I am, by no means, a writer. While I consume a sliver of cyberspace with this here blog, and have co-authored some projects, I barely consider myself a blogger, certainly not a writer.
I just love to write.
Writing allows me to externally process my life. Most of the things I write are chicken scratched thoughts on restaurant napkins, one line phrases recorded in Notepad on my iPhone, and countless lines of ineligible prayers in my journal. I write every day, but what keeps me from littering my thoughts across the literary community is the fear of being judged by my writing skills. Writing is my passion, but it’s also where my fear lies.
Fear says, “I’m no writer.”
Passion says, “Do it anyway!”
I am stuck at the intersection of Fear and Passion.
I can easily identify my weaknesses, and often excuse myself from being used by God due to whatever inability ails me. When it comes to writing, my fear of being a bad writer keeps me from sharing my passion. I begin to compare myself to others – “I’m not like [so-and-so] who is a fantastic writer!” – and fear stops me from publishing.
I’m sure I’m not the only one who struggles with Fear vs. Passion. After all, it’s a heck of a lot easier to identify my weakness than it is to point out my strength, especially when we play the comparison game – “I’m not like [so-and-so] who’s a spiritual warrior!” Fear keeps us from life, passion, and God’s goodness.
It’s easy to wade in the shallow end of a spiritual pool when you believe the lie that God doesn’t use the weak, He uses the strong.
Or, does He?
“That is why, for Christ’s sake, I delight in weaknesses, in insults, in hardships, in persecutions, in difficulties. For when I am weak, then I am strong.” – 2 Cor. 12:10
“In the same way, the Spirit helps us in our weakness…” – Rom. 8:26a
“If I must boast, I will boast of the things that show my weakness.” – 2 Cor. 11:30
“But he said to me, “My grace is sufficient for you, for my power is made perfect in weakness.” Therefore I will boast all the more gladly about my weaknesses, so that Christ’s power may rest on me.” – 2 Cor. 12:9
Okay, so it’s no surprise that Paul loved to talk about weakness. After all, he proclaimed himself to be one of the weakest spiritual leaders the New Testament church, yet God used him in such meaningful ways. Despite his failures, self conscious doubts, and fear, Paul went on to write half of the New Testament and become a catalyst for Christianity.
If we’re stuck between Passion and Fear, it’s definitely not God who’s putting us there.
How do we suppress our fears and tenaciously run after our passions?
Where do we start?
We start at the cross.
Christ demolished fear through His death and resurrection. “The Lord is my light and my salvation— whom shall I fear?
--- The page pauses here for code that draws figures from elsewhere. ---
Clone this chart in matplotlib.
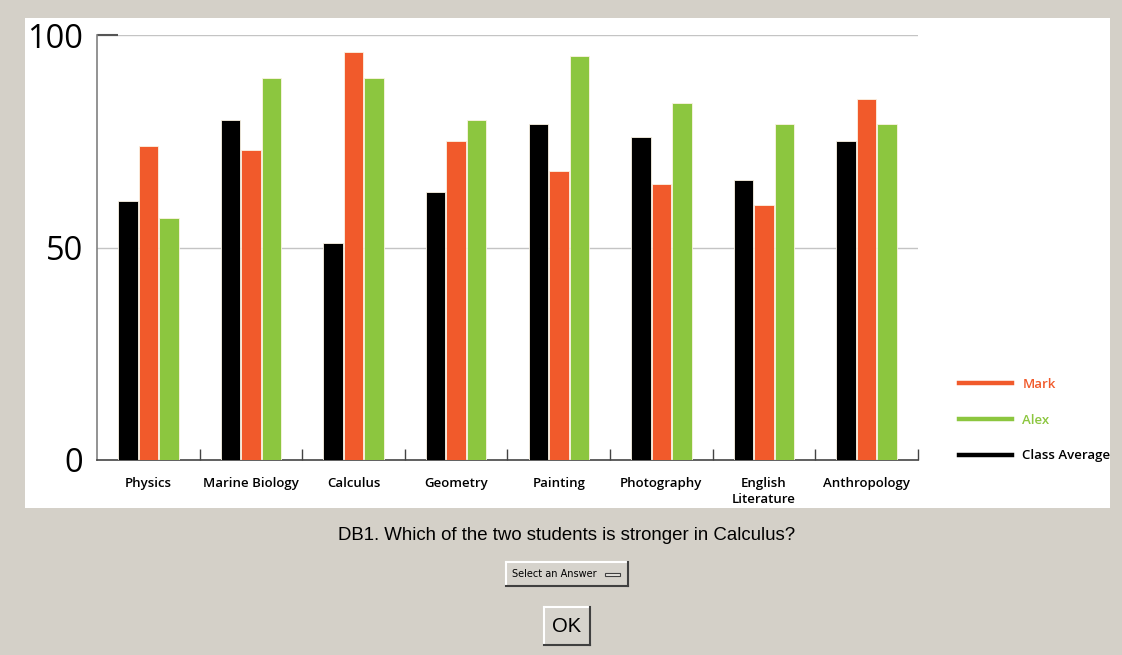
import numpy as np
import matplotlib.pyplot as plt
from matplotlib.lines import Line2D
from matplotlib.patches import Rectangle

subjects = ["Physics", "Marine Biology", "Calculus", "Geometry", "Painting",
            "Photography", "English\nLiterature", "Anthropology"]
class_avg = [61, 80, 51, 63, 79, 76, 66, 75]
mark = [74, 73, 96, 75, 68, 65, 60, 85]
alex = [57, 90, 90, 80, 95, 84, 79, 79]
y_ticks = [0, 50, 100]

BG = "#d4d0c8"
ORANGE = "#f15a2b"
GREEN = "#8cc63f"

W, H = 1122, 655
fig = plt.figure(figsize=(W / 100, H / 100), dpi=100, facecolor=BG)


def fx(px):
    return px / W


def fy(py):
    return 1 - py / H


# white chart panel
fig.patches.append(Rectangle((fx(25), fy(508)), fx(1085), 490 / H,
                             transform=fig.transFigure, facecolor="white",
                             edgecolor="none", zorder=-5))

ax = fig.add_axes([fx(97), fy(460), fx(821), 425 / H])
ax.set_facecolor("none")

x = np.arange(len(subjects))
step = 0.2
w = 0.19
edge = dict(edgecolor="#fbf3e4", linewidth=0.6)
ax.bar(x - step, class_avg, w, color="black", zorder=3, **edge)
ax.bar(x, mark, w, color=ORANGE, zorder=3, **edge)
ax.bar(x + step, alex, w, color=GREEN, zorder=3, **edge)

ax.set_xlim(-0.5, len(subjects) - 0.5)
ax.set_ylim(0, 100)

for v in [50, 100]:
    ax.axhline(v, color="#c4c4c4", linewidth=1, zorder=1)

for s in ["top", "right"]:
    ax.spines[s].set_visible(False)
ax.spines["left"].set_color("#808080")
ax.spines["left"].set_linewidth(1.2)
ax.spines["bottom"].set_color("#444444")
ax.spines["bottom"].set_linewidth(1.2)

ax.set_yticks(y_ticks)
ax.set_yticklabels([str(v) for v in y_ticks], fontsize=23.5, family="Open Sans")
ax.tick_params(axis="y", direction="in", length=15, width=1.5, color="#555555", pad=10)
for i, t in enumerate(ax.yaxis.get_major_ticks()):
    if y_ticks[i] != 100:
        t.tick1line.set_visible(False)

ax.set_xticks(x)
ax.set_xticklabels(subjects, fontsize=9.5, family="Open Sans", weight="semibold",
                   linespacing=1.35)
ax.tick_params(axis="x", length=0, pad=12)
ax.set_xticks(np.arange(0.5, len(subjects)), minor=True)
ax.tick_params(axis="x", which="minor", direction="in", length=8, width=1, color="#444444")

handles = [Line2D([], [], color=ORANGE, linewidth=3.2),
           Line2D([], [], color=GREEN, linewidth=3.2),
           Line2D([], [], color="black", linewidth=3.2)]
leg = fig.legend(handles, ["Mark", "Alex", "Class Average"], loc="center left",
                 bbox_to_anchor=(fx(959), fy(420)), frameon=False,
                 handlelength=4.0, handletextpad=0.8, labelspacing=1.72,
                 borderpad=0, borderaxespad=0,
                 prop={"family": "Open Sans", "size": 9.5, "weight": "semibold"})
for txt, c in zip(leg.get_texts(), [ORANGE, GREEN, "black"]):
    txt.set_color(c)

fig.text(fx(567), fy(536), "DB1. Which of the two students is stronger in Calculus?",
         ha="center", va="center", fontsize=13.4, family="Liberation Sans")


def button(x0, y0, x1, y1):
    fig.patches.append(Rectangle((fx(x0), fy(y1)), fx(x1 - x0), (y1 - y0) / H,
                                 transform=fig.transFigure, facecolor="#d6d3cc",
                                 edgecolor="none", zorder=1))
    fig.add_artist(Line2D([fx(x0), fx(x1)], [fy(y0), fy(y0)], color="white", lw=1.5))
    fig.add_artist(Line2D([fx(x0), fx(x0)], [fy(y0), fy(y1)], color="white", lw=1.5))
    fig.add_artist(Line2D([fx(x0), fx(x1)], [fy(y1), fy(y1)], color="#404040", lw=1.5))
    fig.add_artist(Line2D([fx(x1), fx(x1)], [fy(y0), fy(y1)], color="#404040", lw=1.5))


button(506, 562, 628, 586)
fig.text(fx(512), fy(574), "Select an Answer", ha="left", va="center",
         fontsize=7, family="DejaVu Sans")
fig.patches.append(Rectangle((fx(605), fy(576)), fx(15), 3 / H,
                             transform=fig.transFigure, facecolor="#e8e6e0",
                             edgecolor="#404040", linewidth=0.8, zorder=2))

button(544, 607, 590, 645)
fig.text(fx(567), fy(627), "OK", ha="center", va="center", fontsize=14.5,
         family="Liberation Sans")

fig.savefig("out.png", dpi=100, facecolor=BG)
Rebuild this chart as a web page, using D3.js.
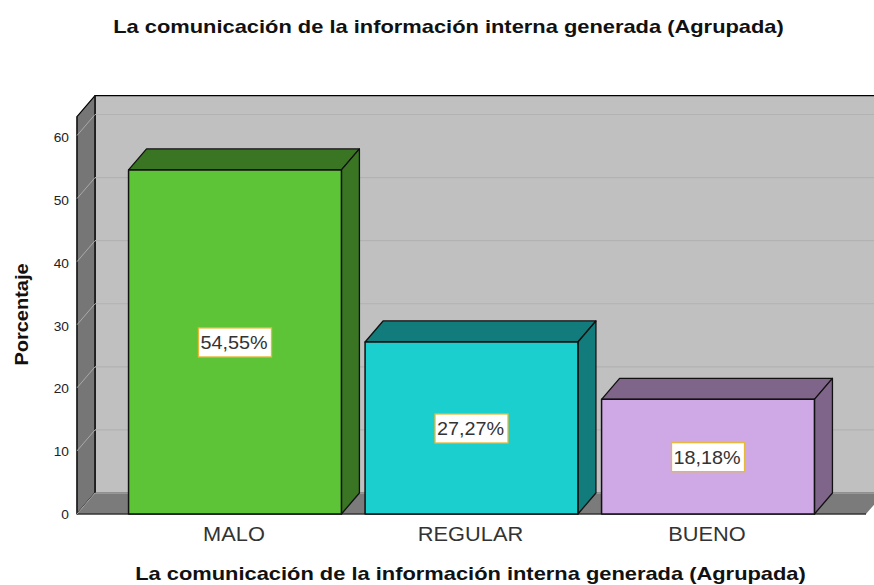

The Lord is the stronghold of my life— of whom shall I be afraid?” – Ps. 27:1
The more I gaze into the eyes of a loving Savior and grow deeper in love with Him, the less fear has an impact on my soul. If my focus is on God’s plans and not my own, fear loses control and weakness becomes unidentifiable. When I’m spending time in the Word, worshipping in community, and being chiseled by fellow believers, something changes in my heart and I gain freedom. I get un-stuck from that place between Passion and Fear, and Love takes over. “There is no fear in love. But perfect love drives out fear, because fear has to do with punishment. The one who fears is not made perfect in love.” – 1 John 4:18
There is such relaxing comfort in knowing that I don’t have to be an amazing writer, speaker, preacher, listener, or lover to be used by God.